Emma Madarasz ’15 explained, “I specifically wanted people to know I was gay. I dressed the way I thought queer people dressed.” For her, that was a white t-shirt, dark jeans, aviators and a beanie. Coming from a conservative girls’ school where performance of queer identity wasn’t an easy option, Madarasz was determined to begin her time here clear about who she was and wanted to be. Because, for her, RTT was the beginning of this new era of actually self-presenting in a way that felt open and honest, she says that her style hasn’t changed much from that first special reveal at RTT: the items that composed the outfit “then,” at the time new and imitative of perceived queer identity, have now become her staples.

Jacob Oet ’17 was also active and thoughtful about that first outfit. He actually went online and designed the perfect t-shirt depicting and quoting his favorite poet, Rimbaud.

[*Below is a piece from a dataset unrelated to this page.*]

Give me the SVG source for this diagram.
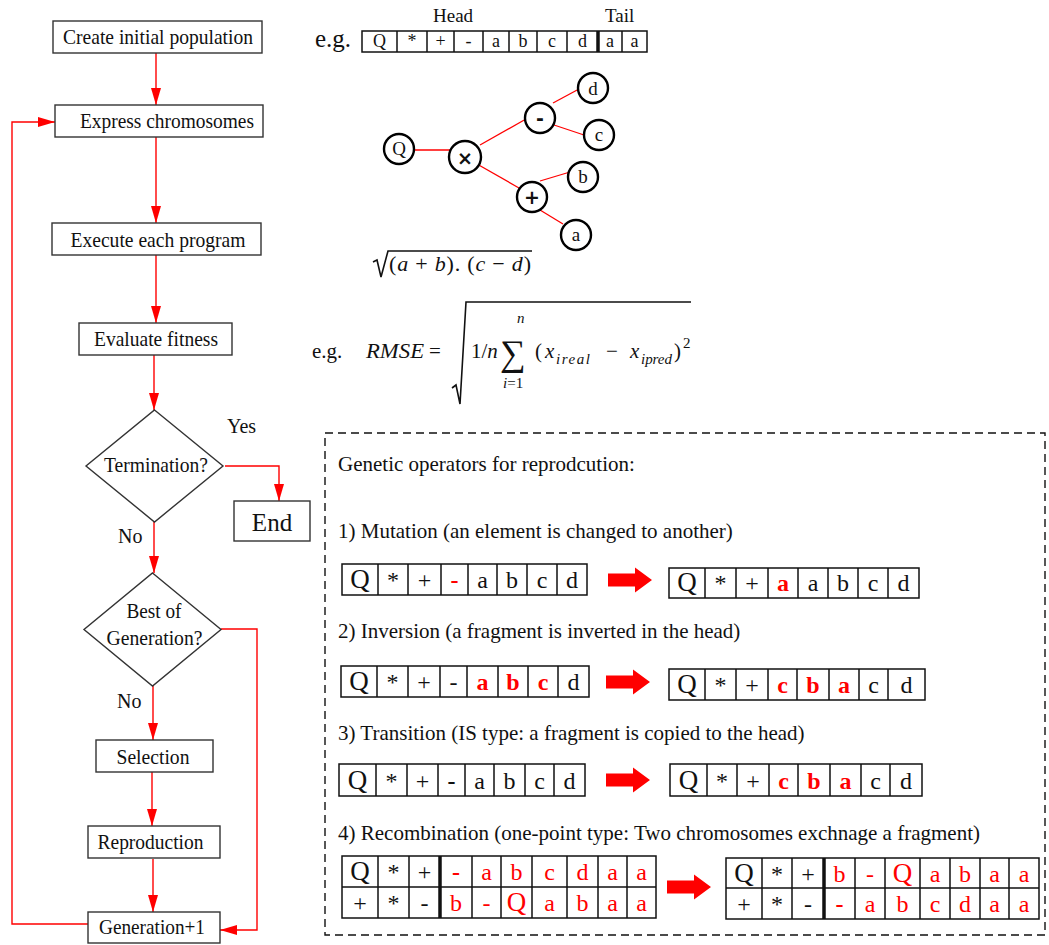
<svg xmlns="http://www.w3.org/2000/svg" width="1049" height="945" viewBox="0 0 1049 945">
  <defs>
    <style>
      text { font-family: "Liberation Serif", "Times New Roman", serif; fill: #111; }
      .box { fill: #fff; stroke: #333; stroke-width: 1.4; }
      .lbl { font-size: 21px; text-anchor: middle; }
      .plain { font-size: 20px; }
      .op { font-size: 21px; }
      .conn { fill: none; stroke: #ff0000; stroke-width: 1.4; }
      .cell { fill: #fff; stroke: #111; stroke-width: 1.5; }
      .sep { stroke: #111; stroke-width: 1.5; }
      .thick { stroke: #111; stroke-width: 3.5; }
      .g { font-size: 24px; text-anchor: middle; }
      .gs { font-size: 18px; text-anchor: middle; }
      .r { fill: #ff0000; }
      .rb { fill: #ff0000; font-weight: bold; }
      .bk { font-weight: bold; }
      .q { font-size: 27px; }
      .edge { stroke: #ff0000; stroke-width: 1.3; }
      .nd { fill: #fff; stroke: #000; stroke-width: 2.4; }
      .nt { font-size: 19px; text-anchor: middle; }
      .sym { font-family: "DejaVu Sans", sans-serif; font-weight: bold; }
      .mi { font-style: italic; }
      .blk { fill: #ff0000; }
    </style>
    <marker id="ah" markerWidth="17" markerHeight="10" refX="17" refY="5" orient="auto" markerUnits="userSpaceOnUse">
      <path d="M0,0 L17,5 L0,10 z" fill="#ff0000"/>
    </marker>
    <path id="bigArrow" d="M0,-6.5 H27 V-12.5 L44,0 L27,12.5 V6.5 H0 Z"/>
  </defs>

  <rect width="1049" height="945" fill="#fff"/>

  <!-- flowchart connectors -->
  <g id="connectors">
    <path class="conn" d="M156,53 V105" marker-end="url(#ah)"/>
    <path class="conn" d="M156,137 V223" marker-end="url(#ah)"/>
    <path class="conn" d="M156,255 V323" marker-end="url(#ah)"/>
    <path class="conn" d="M154,355 V410" marker-end="url(#ah)"/>
    <path class="conn" d="M225,466 H279 V501" marker-end="url(#ah)"/>
    <path class="conn" d="M154,522 V573" marker-end="url(#ah)"/>
    <path class="conn" d="M153,686 V740" marker-end="url(#ah)"/>
    <path class="conn" d="M221,629 H257 V930 H220" marker-end="url(#ah)"/>
    <path class="conn" d="M152,772 V826" marker-end="url(#ah)"/>
    <path class="conn" d="M153,859 V912" marker-end="url(#ah)"/>
    <path class="conn" d="M88,924 H12 V122 H55" marker-end="url(#ah)"/>
  </g>

  <!-- flowchart nodes -->
  <g id="create">
    <rect class="box" x="53" y="21" width="209" height="32"/>
    <text class="lbl" x="158" y="44" textLength="190" lengthAdjust="spacingAndGlyphs">Create initial population</text>
  </g>
  <g id="express">
    <rect class="box" x="55" y="105" width="208" height="32"/>
    <text class="lbl" x="167" y="128" textLength="174" lengthAdjust="spacingAndGlyphs">Express chromosomes</text>
  </g>
  <g id="execute">
    <rect class="box" x="52" y="223" width="209" height="32"/>
    <text class="lbl" x="158" y="247" textLength="175" lengthAdjust="spacingAndGlyphs">Execute each program</text>
  </g>
  <g id="evaluate">
    <rect class="box" x="79" y="323" width="153" height="32"/>
    <text class="lbl" x="156" y="346" textLength="124" lengthAdjust="spacingAndGlyphs">Evaluate fitness</text>
  </g>
  <g id="termination">
    <polygon class="box" points="154.5,410 223,466 154.5,522 86,466"/>
    <text class="lbl" x="156" y="472" textLength="104" lengthAdjust="spacingAndGlyphs">Termination?</text>
  </g>
  <text class="plain" x="227" y="433">Yes</text>
  <text class="plain" x="118" y="543">No</text>
  <g id="end">
    <rect class="box" x="234" y="501" width="76" height="40"/>
    <text x="272" y="531" font-size="25" text-anchor="middle">End</text>
  </g>
  <g id="best">
    <polygon class="box" points="152.5,573 221,629.5 152.5,686 84,629.5"/>
    <text class="lbl" x="154" y="618" textLength="55" lengthAdjust="spacingAndGlyphs">Best of</text>
    <text class="lbl" x="154.5" y="645" textLength="96" lengthAdjust="spacingAndGlyphs">Generation?</text>
  </g>
  <text class="plain" x="117" y="708">No</text>
  <g id="selection">
    <rect class="box" x="96" y="740" width="117" height="32"/>
    <text class="lbl" x="153" y="764" textLength="73" lengthAdjust="spacingAndGlyphs">Selection</text>
  </g>
  <g id="reproduction">
    <rect class="box" x="88" y="826" width="132" height="32"/>
    <text class="lbl" x="150.5" y="849" textLength="106" lengthAdjust="spacingAndGlyphs">Reproduction</text>
  </g>
  <g id="generation">
    <rect class="box" x="88" y="912" width="132" height="31"/>
    <text class="lbl" x="152" y="934" textLength="106" lengthAdjust="spacingAndGlyphs">Generation+1</text>
  </g>

  <!-- example chromosome with head and tail -->
  <g id="chromosome">
    <text x="315" y="47" font-size="25">e.g.</text>
    <text x="433" y="22" font-size="19">Head</text>
    <text x="605" y="22" font-size="19">Tail</text>
    <rect class="cell" x="362" y="31" width="285" height="21"/>
    <path class="sep" d="M397,31V52M427,31V52M454,31V52M483,31V52M509,31V52M537,31V52M567,31V52M622,31V52"/>
    <path class="thick" d="M598,31V52"/>
    <g class="gs">
      <text x="379.5" y="47">Q</text><text x="412" y="47">*</text><text x="440.5" y="47">+</text><text x="468.5" y="47">-</text>
      <text x="496" y="47">a</text><text x="523" y="47">b</text><text x="552" y="47">c</text><text x="582.5" y="47">d</text>
      <text x="610" y="47">a</text><text x="634.5" y="47">a</text>
    </g>
  </g>

  <!-- expression tree -->
  <g id="tree-edges">
    <line class="edge" x1="414" y1="150" x2="451" y2="150"/>
    <line class="edge" x1="480" y1="145" x2="526" y2="119"/>
    <line class="edge" x1="553" y1="103" x2="579" y2="89"/>
    <line class="edge" x1="554" y1="125" x2="584" y2="135"/>
    <line class="edge" x1="477" y1="164" x2="519" y2="188"/>
    <line class="edge" x1="540" y1="181" x2="570" y2="172"/>
    <line class="edge" x1="540" y1="210" x2="563" y2="224"/>
  </g>
  <g id="node-Q"><circle class="nd" cx="399" cy="149" r="15"/><text class="nt" x="399" y="155" font-size="17">Q</text></g>
  <g id="node-mul"><circle class="nd" cx="465" cy="157" r="16"/><text class="nt sym" x="465" y="165" font-size="22">×</text></g>
  <g id="node-minus"><circle class="nd" cx="540" cy="118" r="15"/><text class="nt sym" x="540" y="125" font-size="20">-</text></g>
  <g id="node-d"><circle class="nd" cx="593" cy="88" r="15"/><text class="nt" x="593" y="95">d</text></g>
  <g id="node-c"><circle class="nd" cx="599" cy="135" r="15"/><text class="nt" x="599" y="141">c</text></g>
  <g id="node-plus"><circle class="nd" cx="532" cy="197" r="15"/><text class="nt sym" x="532" y="204" font-size="19">+</text></g>
  <g id="node-b"><circle class="nd" cx="583" cy="177" r="15"/><text class="nt" x="583" y="183">b</text></g>
  <g id="node-a"><circle class="nd" cx="576" cy="235" r="15"/><text class="nt" x="576" y="241">a</text></g>

  <!-- expression formula -->
  <g id="expr">
    <path d="M373,262 L377,260 L381,277 L388,251 H532" fill="none" stroke="#111" stroke-width="1.6"/>
    <text x="389" y="271" font-size="22" textLength="142" lengthAdjust="spacing">(<tspan class="mi">a</tspan> + <tspan class="mi">b</tspan>). (<tspan class="mi">c</tspan> − <tspan class="mi">d</tspan>)</text>
  </g>

  <!-- RMSE formula -->
  <g id="rmse">
    <text x="312" y="358" font-size="21">e.g.</text>
    <text x="366" y="358" font-size="21" class="mi" textLength="58" lengthAdjust="spacingAndGlyphs">RMSE</text>
    <text x="429" y="358" font-size="21">=</text>
    <path d="M452,388 L456,385 L460,404 L466,302 H691" fill="none" stroke="#111" stroke-width="1.6"/>
    <text x="471" y="358" font-size="21">1/<tspan class="mi">n</tspan></text>
    <text x="500" y="365" font-size="36">∑</text>
    <text x="517" y="323" font-size="15" class="mi">n</text>
    <text x="503" y="388" font-size="15"><tspan class="mi">i</tspan>=1</text>
    <text x="535" y="358" font-size="21">(</text>
    <text x="545" y="358" font-size="21" class="mi">x</text>
    <text x="556" y="364" font-size="15" class="mi" textLength="34" lengthAdjust="spacing">ireal</text>
    <text x="606" y="358" font-size="21">−</text>
    <text x="630" y="358" font-size="21" class="mi">x</text>
    <text x="641" y="364" font-size="15" class="mi" textLength="31" lengthAdjust="spacing">ipred</text>
    <text x="674" y="358" font-size="21">)</text>
    <text x="683" y="348" font-size="15">2</text>
  </g>

  <!-- genetic operators panel -->
  <rect x="325" y="433" width="720" height="502" fill="none" stroke="#111" stroke-width="1.4" stroke-dasharray="8,5"/>
  <text class="op" x="338" y="471">Genetic operators for reprodcution:</text>
  <text class="op" x="338" y="538">1) Mutation (an element is changed to another)</text>
  <text class="op" x="338" y="638">2) Inversion (a fragment is inverted in the head)</text>
  <text class="op" x="338" y="740">3) Transition (IS type: a fragment is copied to the head)</text>
  <text class="op" x="338" y="840">4) Recombination (one-point type: Two chromosomes exchnage a fragment)</text>

  <!-- 1) mutation -->
  <g id="mut-before">
    <rect class="cell" x="342" y="564" width="245" height="31"/>
    <path class="sep" d="M378,564V595M408,564V595M441,564V595M468,564V595M497,564V595M527,564V595M557,564V595"/>
    <g class="g">
      <text class="q" x="360" y="588">Q</text><text x="393" y="588">*</text><text x="424.5" y="588">+</text><text class="rb" x="454.5" y="588">-</text>
      <text x="482.5" y="588">a</text><text x="512" y="588">b</text><text x="542" y="588">c</text><text x="572" y="588">d</text>
    </g>
  </g>
  <use href="#bigArrow" class="blk" x="608" y="580"/>
  <g id="mut-after">
    <rect class="cell" x="669" y="568" width="250" height="30"/>
    <path class="sep" d="M705,568V598M736,568V598M768,568V598M798,568V598M828,568V598M858,568V598M888,568V598"/>
    <g class="g">
      <text class="q" x="687" y="591">Q</text><text x="720.5" y="591">*</text><text x="752" y="591">+</text><text class="rb" x="783" y="591">a</text>
      <text x="813" y="591">a</text><text x="843" y="591">b</text><text x="873" y="591">c</text><text x="903.5" y="591">d</text>
    </g>
  </g>

  <!-- 2) inversion -->
  <g id="inv-before">
    <rect class="cell" x="341" y="666" width="248" height="31"/>
    <path class="sep" d="M377,666V697M408,666V697M440,666V697M467,666V697M498,666V697M528,666V697M558,666V697"/>
    <g class="g">
      <text class="q" x="359" y="690">Q</text><text x="392.5" y="690">*</text><text x="424" y="690">+</text><text x="453.5" y="690">-</text>
      <text class="rb" x="482.5" y="690">a</text><text class="rb" x="513" y="690">b</text><text class="rb" x="543" y="690">c</text><text x="573.5" y="690">d</text>
    </g>
  </g>
  <use href="#bigArrow" class="blk" x="606" y="682"/>
  <g id="inv-after">
    <rect class="cell" x="669" y="669" width="256" height="31"/>
    <path class="sep" d="M705,669V700M736,669V700M768,669V700M797,669V700M829,669V700M859,669V700M888,669V700"/>
    <g class="g">
      <text class="q" x="687" y="693">Q</text><text x="720.5" y="693">*</text><text x="752" y="693">+</text><text class="rb" x="782.5" y="693">c</text>
      <text class="rb" x="813" y="693">b</text><text class="rb" x="844" y="693">a</text><text x="873.5" y="693">c</text><text x="906.5" y="693">d</text>
    </g>
  </g>

  <!-- 3) transition -->
  <g id="tra-before">
    <rect class="cell" x="339" y="764" width="246" height="32"/>
    <path class="sep" d="M376,764V796M407,764V796M438,764V796M465,764V796M494,764V796M525,764V796M554,764V796"/>
    <g class="g">
      <text class="q" x="357.5" y="789">Q</text><text x="391.5" y="789">*</text><text x="422.5" y="789">+</text><text class="bk" x="451.5" y="789">-</text>
      <text x="479.5" y="789">a</text><text x="509.5" y="789">b</text><text x="539.5" y="789">c</text><text x="569.5" y="789">d</text>
    </g>
  </g>
  <use href="#bigArrow" class="blk" x="606" y="780"/>
  <g id="tra-after">
    <rect class="cell" x="670" y="764" width="252" height="32"/>
    <path class="sep" d="M707,764V796M737,764V796M769,764V796M798,764V796M830,764V796M861,764V796M890,764V796"/>
    <g class="g">
      <text class="q" x="688.5" y="789">Q</text><text x="722" y="789">*</text><text x="753" y="789">+</text><text class="rb" x="783.5" y="789">c</text>
      <text class="rb" x="814" y="789">b</text><text class="rb" x="845.5" y="789">a</text><text x="875.5" y="789">c</text><text x="906" y="789">d</text>
    </g>
  </g>

  <!-- 4) recombination -->
  <g id="rec-before">
    <rect class="cell" x="342" y="856" width="314" height="62"/>
    <path class="sep" d="M342,887H656M378,856V918M409,856V918M472,856V918M501,856V918M532,856V918M567,856V918M598,856V918M627,856V918"/>
    <path class="thick" d="M440,856V918"/>
    <g class="g">
      <text class="q" x="360" y="880">Q</text><text x="393.5" y="880">*</text><text x="424.5" y="880">+</text>
      <text class="rb" x="456" y="880">-</text><text class="r" x="486.5" y="880">a</text><text class="r" x="516.5" y="880">b</text><text class="r" x="549.5" y="880">c</text>
      <text class="r" x="582.5" y="880">d</text><text class="r" x="612.5" y="880">a</text><text class="r" x="641.5" y="880">a</text>
      <text x="360" y="911">+</text><text x="393.5" y="911">*</text><text x="424.5" y="911">-</text>
      <text class="r" x="456" y="911">b</text><text class="r" x="486.5" y="911">-</text><text class="r q" x="516.5" y="911">Q</text>
      <text class="r" x="549.5" y="911">a</text><text class="r" x="582.5" y="911">b</text><text class="r" x="612.5" y="911">a</text><text class="r" x="641.5" y="911">a</text>
    </g>
  </g>
  <use href="#bigArrow" class="blk" x="667" y="887"/>
  <g id="rec-after">
    <rect class="cell" x="726" y="858" width="313" height="61"/>
    <path class="sep" d="M726,888H1039M762,858V919M792,858V919M855,858V919M885,858V919M920,858V919M950,858V919M980,858V919M1009,858V919"/>
    <path class="thick" d="M824,858V919"/>
    <g class="g">
      <text class="q" x="744" y="882">Q</text><text x="777" y="882">*</text><text x="808" y="882">+</text>
      <text class="r" x="839.5" y="882">b</text><text class="r" x="870" y="882">-</text><text class="r q" x="902.5" y="882">Q</text>
      <text class="r" x="935" y="882">a</text><text class="r" x="965" y="882">b</text><text class="r" x="994.5" y="882">a</text><text class="r" x="1024" y="882">a</text>
      <text x="744" y="912">+</text><text x="777" y="912">*</text><text x="808" y="912">-</text>
      <text class="rb" x="839.5" y="912">-</text><text class="r" x="870" y="912">a</text><text class="r" x="902.5" y="912">b</text>
      <text class="r" x="935" y="912">c</text><text class="r" x="965" y="912">d</text><text class="r" x="994.5" y="912">a</text><text class="r" x="1024" y="912">a</text>
    </g>
  </g>
</svg>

He wanted to demonstrate that his favorite poet was Rimbaud, but the fascinating part of that desire is the way he was playing with (while still participating in) the “let me present my identity” attitude around events like RTT that I certainly went in with: “I liked that this shirt was a very conspicuous projection of my identity, but I was also using someone else’s work to construct that identity — and the quote on it actually says ‘I is the other.’” On several levels, he was pointing out the constructed nature of his presentation of “himself” and playing with the way we create “authenticity.”

I asked him if this was a comment on the way everyone tries to manipulate their self-presentation at a time like RTT, and he said it wasn’t — it was personal, about him and not about the peers he was going to meet. While it certainly works the other way, as social commentary, the fact that he, like the rest of us, went into the event trying to make his appearance a presentation of personal thought and belief is an interesting commentary on where he, and all of us, were “then.” He commented that the T-shirt shenanigan was very representative of how he was thinking about his identity “at the time.” From the smile that accompanied the statement, I can presume that for Oet, too, “now” is different from “then.”

Not everyone comes in with elaborate plans for their outfits at RTT, however. Gretchen Trupp ’18 shrugged when I asked her about her first outfit here — “travel clothes that I could mix and match, I guess,” she answered. So I can’t claim that we all are furiously constructing, successfully or futilely or in the wrong direction, our identities at RTT. Then isn’t always different from now, or the beginning of now. So the distinction between our RTT and current outfits isn’t necessarily that different, or some specific amount or type of different.

Actually, maybe I slipped up: thinking of all the clothes in my dorm-room drawers, I’m not quite sure how different they really are from my mystery RTT outfit. Who knows, maybe it’s what I’m wearing today. Maybe, after all, history just repeats itself. What did I read lately, that the 70s are back?